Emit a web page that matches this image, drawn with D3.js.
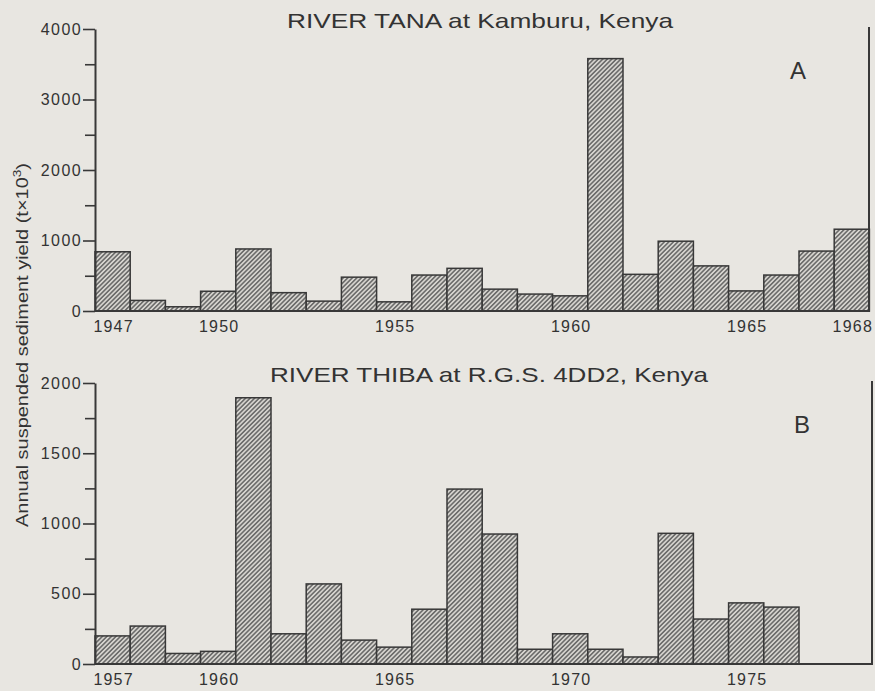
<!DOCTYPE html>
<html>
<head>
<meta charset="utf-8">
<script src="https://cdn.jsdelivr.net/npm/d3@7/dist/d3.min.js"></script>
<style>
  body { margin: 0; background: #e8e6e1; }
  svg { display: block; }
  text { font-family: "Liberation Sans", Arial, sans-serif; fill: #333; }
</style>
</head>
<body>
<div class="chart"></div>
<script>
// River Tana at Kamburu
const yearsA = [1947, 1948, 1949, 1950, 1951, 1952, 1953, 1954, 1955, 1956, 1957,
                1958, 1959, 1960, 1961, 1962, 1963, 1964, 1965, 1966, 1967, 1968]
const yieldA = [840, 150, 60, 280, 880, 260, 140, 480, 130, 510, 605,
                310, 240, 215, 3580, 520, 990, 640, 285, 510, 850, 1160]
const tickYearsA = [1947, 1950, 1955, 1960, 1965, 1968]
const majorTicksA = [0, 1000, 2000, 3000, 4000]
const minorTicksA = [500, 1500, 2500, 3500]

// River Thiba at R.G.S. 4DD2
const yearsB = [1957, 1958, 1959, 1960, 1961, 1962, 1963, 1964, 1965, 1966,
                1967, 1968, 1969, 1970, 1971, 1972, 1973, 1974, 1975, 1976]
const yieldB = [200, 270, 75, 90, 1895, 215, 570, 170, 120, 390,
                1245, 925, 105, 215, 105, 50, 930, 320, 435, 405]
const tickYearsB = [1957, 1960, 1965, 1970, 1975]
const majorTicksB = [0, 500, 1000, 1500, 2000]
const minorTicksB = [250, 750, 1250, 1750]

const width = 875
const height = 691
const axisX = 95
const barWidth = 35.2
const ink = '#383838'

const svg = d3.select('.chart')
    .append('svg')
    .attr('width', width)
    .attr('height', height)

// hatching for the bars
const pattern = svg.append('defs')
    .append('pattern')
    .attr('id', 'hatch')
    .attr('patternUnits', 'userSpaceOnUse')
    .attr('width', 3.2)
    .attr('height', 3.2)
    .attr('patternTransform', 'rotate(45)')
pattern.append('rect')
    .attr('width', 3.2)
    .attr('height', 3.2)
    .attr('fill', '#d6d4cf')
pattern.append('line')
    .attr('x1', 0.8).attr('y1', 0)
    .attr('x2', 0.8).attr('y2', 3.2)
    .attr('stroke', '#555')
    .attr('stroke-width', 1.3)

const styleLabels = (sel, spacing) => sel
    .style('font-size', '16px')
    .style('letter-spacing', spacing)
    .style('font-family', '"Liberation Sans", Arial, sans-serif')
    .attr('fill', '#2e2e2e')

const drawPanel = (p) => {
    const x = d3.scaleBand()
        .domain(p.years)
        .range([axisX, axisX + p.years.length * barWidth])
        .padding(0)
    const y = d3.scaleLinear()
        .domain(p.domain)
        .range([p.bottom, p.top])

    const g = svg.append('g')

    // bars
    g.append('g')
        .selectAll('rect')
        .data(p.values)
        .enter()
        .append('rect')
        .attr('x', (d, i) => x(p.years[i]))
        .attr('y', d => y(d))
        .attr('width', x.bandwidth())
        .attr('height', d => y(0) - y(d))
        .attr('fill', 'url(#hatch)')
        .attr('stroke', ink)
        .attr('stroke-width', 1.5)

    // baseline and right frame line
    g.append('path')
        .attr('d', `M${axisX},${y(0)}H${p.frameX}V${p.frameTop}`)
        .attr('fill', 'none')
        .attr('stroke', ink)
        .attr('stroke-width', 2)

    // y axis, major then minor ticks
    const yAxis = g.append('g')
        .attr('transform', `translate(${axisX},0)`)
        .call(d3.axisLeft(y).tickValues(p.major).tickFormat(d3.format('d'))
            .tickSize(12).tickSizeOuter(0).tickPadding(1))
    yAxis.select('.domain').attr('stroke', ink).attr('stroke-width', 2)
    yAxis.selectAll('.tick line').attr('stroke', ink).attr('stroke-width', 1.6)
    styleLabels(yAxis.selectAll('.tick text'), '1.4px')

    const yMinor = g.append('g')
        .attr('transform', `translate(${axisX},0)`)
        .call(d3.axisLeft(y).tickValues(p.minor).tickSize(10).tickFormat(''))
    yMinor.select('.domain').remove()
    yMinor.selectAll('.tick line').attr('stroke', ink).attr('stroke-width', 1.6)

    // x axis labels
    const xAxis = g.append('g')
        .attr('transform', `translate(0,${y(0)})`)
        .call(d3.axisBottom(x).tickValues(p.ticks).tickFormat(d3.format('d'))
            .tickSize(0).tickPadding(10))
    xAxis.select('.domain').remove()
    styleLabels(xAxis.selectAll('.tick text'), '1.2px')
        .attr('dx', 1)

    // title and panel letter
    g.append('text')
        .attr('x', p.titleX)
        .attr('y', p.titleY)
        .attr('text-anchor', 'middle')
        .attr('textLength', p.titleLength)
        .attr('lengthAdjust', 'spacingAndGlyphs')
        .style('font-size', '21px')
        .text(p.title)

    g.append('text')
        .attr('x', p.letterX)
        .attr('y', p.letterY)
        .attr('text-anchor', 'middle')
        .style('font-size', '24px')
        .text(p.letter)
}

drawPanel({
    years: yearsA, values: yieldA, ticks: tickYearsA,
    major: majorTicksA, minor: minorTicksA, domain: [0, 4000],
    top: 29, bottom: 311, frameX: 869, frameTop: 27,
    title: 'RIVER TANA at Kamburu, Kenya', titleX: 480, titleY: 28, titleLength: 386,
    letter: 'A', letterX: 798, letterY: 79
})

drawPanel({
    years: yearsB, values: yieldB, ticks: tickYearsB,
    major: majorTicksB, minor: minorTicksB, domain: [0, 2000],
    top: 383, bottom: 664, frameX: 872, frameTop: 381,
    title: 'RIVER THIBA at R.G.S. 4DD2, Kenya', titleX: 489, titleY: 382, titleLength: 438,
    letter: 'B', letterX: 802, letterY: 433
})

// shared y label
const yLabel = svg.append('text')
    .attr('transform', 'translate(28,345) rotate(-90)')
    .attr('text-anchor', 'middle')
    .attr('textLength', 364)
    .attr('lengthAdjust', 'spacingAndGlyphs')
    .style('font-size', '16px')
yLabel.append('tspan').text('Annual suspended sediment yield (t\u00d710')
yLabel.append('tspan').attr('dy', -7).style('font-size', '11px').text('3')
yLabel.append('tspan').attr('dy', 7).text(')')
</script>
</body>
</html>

- Task description
Omit the pictures and reproduce the listing exactly.

- Written solution
Emit a web page that matches this image, drawn with D3.js.
<!DOCTYPE html>
<html>
<head>
<meta charset="utf-8">
<script src="https://cdn.jsdelivr.net/npm/d3@7/dist/d3.min.js"></script>
<style>
  body { margin: 0; background: #e8e6e1; }
  svg { display: block; }
  text { font-family: "Liberation Sans", Arial, sans-serif; fill: #333; }
</style>
</head>
<body>
<div class="chart"></div>
<script>
// River Tana at Kamburu
const yearsA = [1947, 1948, 1949, 1950, 1951, 1952, 1953, 1954, 1955, 1956, 1957,
                1958, 1959, 1960, 1961, 1962, 1963, 1964, 1965, 1966, 1967, 1968]
const yieldA = [840, 150, 60, 280, 880, 260, 140, 480, 130, 510, 605,
                310, 240, 215, 3580, 520, 990, 640, 285, 510, 850, 1160]
const tickYearsA = [1947, 1950, 1955, 1960, 1965, 1968]
const majorTicksA = [0, 1000, 2000, 3000, 4000]
const minorTicksA = [500, 1500, 2500, 3500]

// River Thiba at R.G.S. 4DD2
const yearsB = [1957, 1958, 1959, 1960, 1961, 1962, 1963, 1964, 1965, 1966,
                1967, 1968, 1969, 1970, 1971, 1972, 1973, 1974, 1975, 1976]
const yieldB = [200, 270, 75, 90, 1895, 215, 570, 170, 120, 390,
                1245, 925, 105, 215, 105, 50, 930, 320, 435, 405]
const tickYearsB = [1957, 1960, 1965, 1970, 1975]
const majorTicksB = [0, 500, 1000, 1500, 2000]
const minorTicksB = [250, 750, 1250, 1750]

const width = 875
const height = 691
const axisX = 95
const barWidth = 35.2
const ink = '#383838'

const svg = d3.select('.chart')
    .append('svg')
    .attr('width', width)
    .attr('height', height)

// hatching for the bars
const pattern = svg.append('defs')
    .append('pattern')
    .attr('id', 'hatch')
    .attr('patternUnits', 'userSpaceOnUse')
    .attr('width', 3.2)
    .attr('height', 3.2)
    .attr('patternTransform', 'rotate(45)')
pattern.append('rect')
    .attr('width', 3.2)
    .attr('height', 3.2)
    .attr('fill', '#d6d4cf')
pattern.append('line')
    .attr('x1', 0.8).attr('y1', 0)
    .attr('x2', 0.8).attr('y2', 3.2)
    .attr('stroke', '#555')
    .attr('stroke-width', 1.3)

const styleLabels = (sel, spacing) => sel
    .style('font-size', '16px')
    .style('letter-spacing', spacing)
    .style('font-family', '"Liberation Sans", Arial, sans-serif')
    .attr('fill', '#2e2e2e')

const drawPanel = (p) => {
    const x = d3.scaleBand()
        .domain(p.years)
        .range([axisX, axisX + p.years.length * barWidth])
        .padding(0)
    const y = d3.scaleLinear()
        .domain(p.domain)
        .range([p.bottom, p.top])

    const g = svg.append('g')

    // bars
    g.append('g')
        .selectAll('rect')
        .data(p.values)
        .enter()
        .append('rect')
        .attr('x', (d, i) => x(p.years[i]))
        .attr('y', d => y(d))
        .attr('width', x.bandwidth())
        .attr('height', d => y(0) - y(d))
        .attr('fill', 'url(#hatch)')
        .attr('stroke', ink)
        .attr('stroke-width', 1.5)

    // baseline and right frame line
    g.append('path')
        .attr('d', `M${axisX},${y(0)}H${p.frameX}V${p.frameTop}`)
        .attr('fill', 'none')
        .attr('stroke', ink)
        .attr('stroke-width', 2)

    // y axis, major then minor ticks
    const yAxis = g.append('g')
        .attr('transform', `translate(${axisX},0)`)
        .call(d3.axisLeft(y).tickValues(p.major).tickFormat(d3.format('d'))
            .tickSize(12).tickSizeOuter(0).tickPadding(1))
    yAxis.select('.domain').attr('stroke', ink).attr('stroke-width', 2)
    yAxis.selectAll('.tick line').attr('stroke', ink).attr('stroke-width', 1.6)
    styleLabels(yAxis.selectAll('.tick text'), '1.4px')

    const yMinor = g.append('g')
        .attr('transform', `translate(${axisX},0)`)
        .call(d3.axisLeft(y).tickValues(p.minor).tickSize(10).tickFormat(''))
    yMinor.select('.domain').remove()
    yMinor.selectAll('.tick line').attr('stroke', ink).attr('stroke-width', 1.6)

    // x axis labels
    const xAxis = g.append('g')
        .attr('transform', `translate(0,${y(0)})`)
        .call(d3.axisBottom(x).tickValues(p.ticks).tickFormat(d3.format('d'))
            .tickSize(0).tickPadding(10))
    xAxis.select('.domain').remove()
    styleLabels(xAxis.selectAll('.tick text'), '1.2px')
        .attr('dx', 1)

    // title and panel letter
    g.append('text')
        .attr('x', p.titleX)
        .attr('y', p.titleY)
        .attr('text-anchor', 'middle')
        .attr('textLength', p.titleLength)
        .attr('lengthAdjust', 'spacingAndGlyphs')
        .style('font-size', '21px')
        .text(p.title)

    g.append('text')
        .attr('x', p.letterX)
        .attr('y', p.letterY)
        .attr('text-anchor', 'middle')
        .style('font-size', '24px')
        .text(p.letter)
}

drawPanel({
    years: yearsA, values: yieldA, ticks: tickYearsA,
    major: majorTicksA, minor: minorTicksA, domain: [0, 4000],
    top: 29, bottom: 311, frameX: 869, frameTop: 27,
    title: 'RIVER TANA at Kamburu, Kenya', titleX: 480, titleY: 28, titleLength: 386,
    letter: 'A', letterX: 798, letterY: 79
})

drawPanel({
    years: yearsB, values: yieldB, ticks: tickYearsB,
    major: majorTicksB, minor: minorTicksB, domain: [0, 2000],
    top: 383, bottom: 664, frameX: 872, frameTop: 381,
    title: 'RIVER THIBA at R.G.S. 4DD2, Kenya', titleX: 489, titleY: 382, titleLength: 438,
    letter: 'B', letterX: 802, letterY: 433
})

// shared y label
const yLabel = svg.append('text')
    .attr('transform', 'translate(28,345) rotate(-90)')
    .attr('text-anchor', 'middle')
    .attr('textLength', 364)
    .attr('lengthAdjust', 'spacingAndGlyphs')
    .style('font-size', '16px')
yLabel.append('tspan').text('Annual suspended sediment yield (t\u00d710')
yLabel.append('tspan').attr('dy', -7).style('font-size', '11px').text('3')
yLabel.append('tspan').attr('dy', 7).text(')')
</script>
</body>
</html>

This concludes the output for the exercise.